FUD. Freedom to Roam laws only allow camping a fair distance away from inhabited buildings.
Camping for example, using Sweden as an example, is limited based on if a person is living nearby, what the land is used for, risk of damage to the environment (land and animals included), sanitation, and government issued exceptions and restriction. In practice most people choose to pay for a camping place in order to be allowed to camp. Place near roads are generally used for farming or grazing (neither allow camping under freedom to roam), nature reserves tend to be generally restricted by the government, and naturally people need a place to park their car for a extended time which is not a right given under freedom to roam.
What that leaves most people is the freedom to camp (in small groups) in the forest when hiking or mountaineering.
fair to me means "not one inch across my property line"
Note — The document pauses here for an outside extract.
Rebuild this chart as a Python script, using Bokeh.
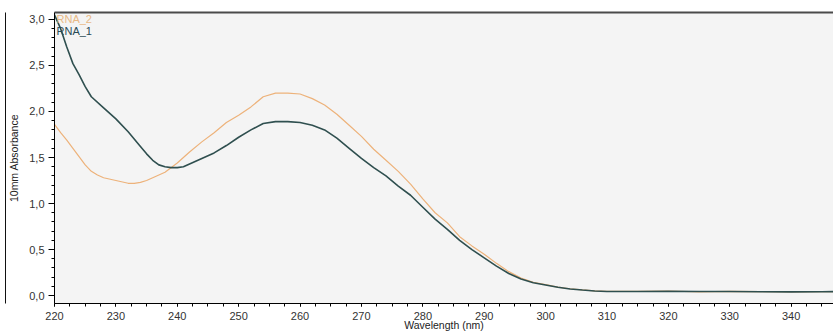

“150 metres in Norway and in all countries far enough that you do not inconvenience anyone and particularly not those in the nearest house.”
— https://en.wikivoyage.org/wiki/Right_to_access_in_the_Nordic...
> This will probably result in a chain of homeless people
Countries with Freedom to Roam laws have homeless people, too. What you describe has not happened.
> stay in your backyard for three days
Again, FUD about “your backyard”. Do you have a 250,000 sq. ft (2.24 hectares, 5.5 acres) back yard? Also, Freedom to Roam laws usually restrict camping to at most two nights, sometimes one night only.